This article was written by expert industry mentor in Marketing Analytics and Insights- Jack Golding
There are many paths to becoming a marketing analyst. My personal one was through mathematics. I chose to study math because of how powerful it is as a language for problem solving. A mathematician describes a problem, then using tools like calculus to produce it's solution. In first year maths, you solve a problem and then sign your work with quod erat demonstrandum (QED), Latin for "which had to be demonstrated." Q.E.D is a fancy way to say you proved something. The real world is not so elegant, but taking a logical approach can help us provide solutions.
An example of this in digital marketing are users. We want to know how many people engage with our websites, but we can't count them like we could in a retail store. We use tools like Google Analytics to represent a page loaded on a browser as a person visiting our website. Then we can collect data and begin to answer trickier questions. A famous quote from statistician George Box is "All models are wrong but some are useful."
Very few marketing analysts come from a technical background. In my experience, most study marketing and were not afraid of spreadsheets. This opens the door to the significant amount of data that businesses generate every day. One accesses this data through a myriad of different software and tools. The issue is these are so complex that we don't learn about the underlying model and its limitations. This can lead to awkward remarks from stakeholders. An example is how can our website, have more unique visits in a month then there are Australian people?
Artificial Intelligence throws another spanner in the works. Tools are becoming easier to use but harder to comprehend. The more products that vendors create, the further we move away from the underlying model.
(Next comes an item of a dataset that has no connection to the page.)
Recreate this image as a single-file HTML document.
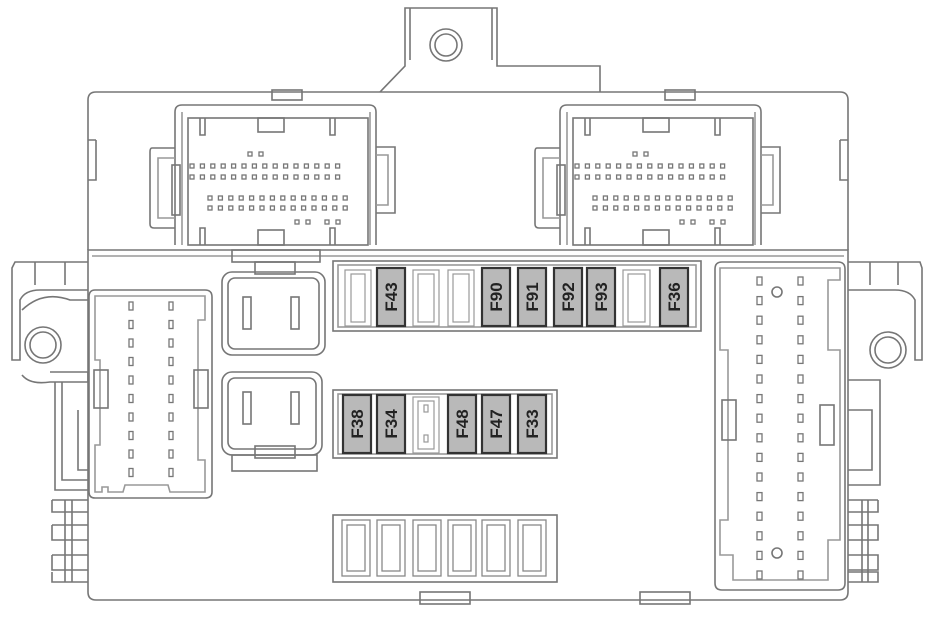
<!DOCTYPE html>
<html><head><meta charset="utf-8"><style>
html,body{margin:0;padding:0;background:#fff;}
svg{display:block;}
text{font-family:"Liberation Sans",sans-serif;font-weight:bold;font-size:17px;fill:#222;}
</style></head><body>
<svg id="s" width="936" height="628" viewBox="0 0 936 628" xmlns="http://www.w3.org/2000/svg" fill="none" stroke="#767676" stroke-width="1.6">
<!-- top tab -->
<path d="M380 92 L405 66 L405 8 L497 8 L497 66 L600 66 L600 92"/>
<path d="M410 8 L410 60 M492 8 L492 60"/>
<circle cx="446" cy="45" r="16"/><circle cx="446" cy="45" r="11"/>
<!-- upper body -->
<path d="M88 250 L88 100 Q88 92 96 92 L840 92 Q848 92 848 100 L848 250"/>
<rect x="272" y="90" width="30" height="10"/><rect x="665" y="90" width="30" height="10"/>
<path d="M96 140 L88 140 M96 140 L96 180 L88 180"/><path d="M840 140 L848 140 M840 140 L840 180 L848 180"/>
<!-- lower body -->
<path d="M88 250 L848 250 L848 592 Q848 600 840 600 L96 600 Q88 600 88 592 Z"/>
<path d="M92 256 L844 256" stroke="#999"/>
<rect x="420" y="592" width="50" height="12"/><rect x="640" y="592" width="50" height="12"/>
<!-- top connectors -->
<g id="conn1">
<path d="M175 245 L175 112 Q175 105 182 105 L369 105 Q376 105 376 112 L376 245"/>
<path d="M175 148 L152 148 Q150 148 150 152 L150 224 Q150 228 154 228 L175 228"/>
<path d="M175 158 L158 158 L158 218 L175 218" stroke="#999"/>
<path d="M376 147 L395 147 L395 213 L376 213"/>
<path d="M376 155 L388 155 L388 205 L376 205" stroke="#999"/>
<rect x="188" y="118" width="180" height="127"/>
<path d="M182 112 L182 245 M370 112 L370 245" stroke="#999"/>
<rect x="258" y="118" width="26" height="14"/><rect x="258" y="230" width="26" height="15"/>
<path d="M200 118 L200 135 L205 135 L205 118 M330 118 L330 135 L335 135 L335 118"/>
<path d="M200 245 L200 228 L205 228 L205 245 M330 245 L330 228 L335 228 L335 245"/>
<rect x="172" y="165" width="8" height="50"/>
</g>
<g transform="translate(385 0)"><use href="#conn1"/></g>
<!-- top fuse row -->
<rect x="333" y="261" width="368" height="70"/>
<rect x="338" y="265" width="358" height="62" stroke="#999"/>
<!-- lower fuse row -->
<rect x="333" y="390" width="224" height="68"/>
<rect x="338" y="394" width="214" height="60" stroke="#999"/>
<!-- bottom slots -->
<rect x="333" y="515" width="224" height="67"/>
<!-- relays -->
<rect x="232" y="250" width="88" height="12"/><rect x="255" y="262" width="40" height="12"/>
<rect x="222" y="272" width="103" height="83" rx="10"/><rect x="228" y="278" width="91" height="71" rx="7"/>
<rect x="243" y="297" width="8" height="32"/><rect x="291" y="297" width="8" height="32"/>
<rect x="222" y="372" width="100" height="83" rx="10"/><rect x="228" y="378" width="88" height="71" rx="7"/>
<rect x="243" y="392" width="8" height="32"/><rect x="291" y="392" width="8" height="32"/>
<rect x="232" y="455" width="85" height="16"/><rect x="255" y="446" width="40" height="12"/>
<!-- left ear -->
<path d="M88 262 L15 262 L12 268 L12 360 L20 360 L20 300 Q25 290 40 290 L88 290"/>
<path d="M35 262 L35 285 M65 262 L65 285"/>
<circle cx="43" cy="345" r="18"/><circle cx="43" cy="345" r="13"/>
<path d="M22 310 Q43 290 70 300 L88 300 M22 375 Q30 385 50 382 L88 382 L88 372 L50 372"/>
<path d="M55 382 L55 490 L88 490 M62 382 L62 480 L88 480 M78 410 L78 470 L88 470"/>
<path d="M52 500 L88 500 M52 500 L52 512 L88 512 M52 525 L88 525 M52 525 L52 540 L88 540 M52 555 L88 555 M52 555 L52 570 L88 570 M52 572 L52 582 L88 582 M65 500 L65 582 M72 500 L72 582"/>
<!-- left connector -->
<path d="M95 290 L205 290 Q212 290 212 297 L212 492 Q212 498 205 498 L95 498 Q89 498 89 492 L89 297 Q89 290 95 290Z"/>
<path d="M95 296 L205 296 L205 320 L198 320 L198 460 L205 460 L205 492 L170 492 L168 485 L125 485 L123 492 L108 492 L108 487 L102 487 L102 492 L95 492 L95 445 L100 445 L100 360 L95 360 L95 296Z" stroke="#999"/>
<rect x="94" y="370" width="14" height="38"/><rect x="194" y="370" width="14" height="38"/>
<!-- right ear -->
<path d="M848 262 L920 262 L922 268 L922 360 L915 360 L915 300 Q910 290 895 290 L848 290"/>
<path d="M870 262 L870 285 M898 262 L898 285"/>
<circle cx="888" cy="350" r="18"/><circle cx="888" cy="350" r="13"/>
<path d="M848 380 L880 380 L880 485 L848 485 M848 410 L872 410 L872 470 L848 470"/>
<path d="M848 500 L878 500 M878 500 L878 512 L848 512 M848 525 L878 525 L878 540 L848 540 M848 555 L878 555 L878 570 L848 570 M848 572 L878 572 L878 582 L848 582 M862 500 L862 582 M868 500 L868 582"/>
<!-- right connector -->
<path d="M722 262 L838 262 Q845 262 845 269 L845 583 Q845 590 838 590 L722 590 Q715 590 715 583 L715 269 Q715 262 722 262Z"/>
<path d="M720 268 L840 268 L840 280 L828 280 L828 350 L840 350 L840 540 L828 540 L828 580 L733 580 L733 555 L720 555 L720 520 L728 520 L728 350 L720 350 L720 268Z" stroke="#999"/>
<rect x="722" y="400" width="14" height="40"/><rect x="820" y="405" width="14" height="40"/>
<circle cx="777" cy="292" r="5"/><circle cx="777" cy="553" r="5"/>
<g id="pins" stroke="#777" stroke-width="1.3"></g>
<!-- fuses -->
<g stroke="#333" stroke-width="2.2">
<rect x="377" y="268" width="28" height="58" fill="#b9b9b9"/>
<rect x="482" y="268" width="28" height="58" fill="#b9b9b9"/>
<rect x="518" y="268" width="28" height="58" fill="#b9b9b9"/>
<rect x="554" y="268" width="28" height="58" fill="#b9b9b9"/>
<rect x="587" y="268" width="28" height="58" fill="#b9b9b9"/>
<rect x="660" y="268" width="28" height="58" fill="#b9b9b9"/>
<rect x="343" y="395" width="28" height="58" fill="#b9b9b9"/>
<rect x="377" y="395" width="28" height="58" fill="#b9b9b9"/>
<rect x="448" y="395" width="28" height="58" fill="#b9b9b9"/>
<rect x="482" y="395" width="28" height="58" fill="#b9b9b9"/>
<rect x="518" y="395" width="28" height="58" fill="#b9b9b9"/>
</g>
<g stroke="#999" stroke-width="1.2">
<rect x="345" y="270" width="26" height="56"/><rect x="351" y="274" width="14" height="48"/>
<rect x="413" y="270" width="26" height="56"/><rect x="418" y="274" width="16" height="48"/>
<rect x="448" y="270" width="26" height="56"/><rect x="453" y="274" width="16" height="48"/>
<rect x="623" y="270" width="27" height="56"/><rect x="628" y="274" width="17" height="48"/>
<rect x="413" y="397" width="26" height="56"/><rect x="418" y="401" width="16" height="48"/>
<rect x="424" y="405" width="4" height="7"/><rect x="424" y="435" width="4" height="7"/>
</g>
<g stroke="#888" stroke-width="1.3">
<rect x="342" y="520" width="28" height="56"/><rect x="347" y="525" width="18" height="46"/>
<rect x="377" y="520" width="28" height="56"/><rect x="382" y="525" width="18" height="46"/>
<rect x="413" y="520" width="28" height="56"/><rect x="418" y="525" width="18" height="46"/>
<rect x="448" y="520" width="28" height="56"/><rect x="453" y="525" width="18" height="46"/>
<rect x="482" y="520" width="28" height="56"/><rect x="487" y="525" width="18" height="46"/>
<rect x="518" y="520" width="28" height="56"/><rect x="523" y="525" width="18" height="46"/>
</g>
<g stroke="none">
<text transform="translate(397 297) rotate(-90)" text-anchor="middle">F43</text>
<text transform="translate(502 297) rotate(-90)" text-anchor="middle">F90</text>
<text transform="translate(538 297) rotate(-90)" text-anchor="middle">F91</text>
<text transform="translate(574 297) rotate(-90)" text-anchor="middle">F92</text>
<text transform="translate(607 297) rotate(-90)" text-anchor="middle">F93</text>
<text transform="translate(680 297) rotate(-90)" text-anchor="middle">F36</text>
<text transform="translate(363 424) rotate(-90)" text-anchor="middle">F38</text>
<text transform="translate(397 424) rotate(-90)" text-anchor="middle">F34</text>
<text transform="translate(468 424) rotate(-90)" text-anchor="middle">F48</text>
<text transform="translate(502 424) rotate(-90)" text-anchor="middle">F47</text>
<text transform="translate(538 424) rotate(-90)" text-anchor="middle">F33</text>
</g>
</svg>
<script>
var g=document.getElementById('pins'),ns='http://www.w3.org/2000/svg';
function r(x,y,w,h){var e=document.createElementNS(ns,'rect');e.setAttribute('x',x);e.setAttribute('y',y);e.setAttribute('width',w);e.setAttribute('height',h);g.appendChild(e);}
[0,385].forEach(function(o){
 for(var i=0;i<15;i++){r(o+190+i*10.4,164,4,4);r(o+190+i*10.4,175,4,4);}
 for(var i=0;i<14;i++){r(o+208+i*10.4,196,4,4);r(o+208+i*10.4,206,4,4);}
 r(o+248,152,4,4);r(o+259,152,4,4);r(o+295,220,4,4);r(o+306,220,4,4);r(o+325,220,4,4);r(o+336,220,4,4);
});
for(var i=0;i<10;i++){r(129,302+i*18.5,4,8);r(169,302+i*18.5,4,8);}
for(var i=0;i<16;i++){r(757,277+i*19.6,5,8);r(798,277+i*19.6,5,8);}
</script>
</body></html>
Which leads to the ultimate question - how can you prove that viewing ad resulted in a sale? Analysts call this attribution. In most organisations allocating marketing budgets is a political decision. All the math in the world can't help us here, but interpretability can. A great tool we now have for interpretation is Large Language Models (LLMs.) Marketers now have access to a wealth of knowledge like when Web Search was first launched. LLMs are able to marketers work through an understanding of this complex field within the context of their own business. This excites me a lot both as a practitioner and an educator.
Understanding the underlying models we use in digital marketing is paramount. Without this understanding we cannot communicate our results and get stakeholder buy in. AI will create limitless opportunities for marketers in the future. For now, the best use of these tools is further developing their own understanding and taking the business along for the ride.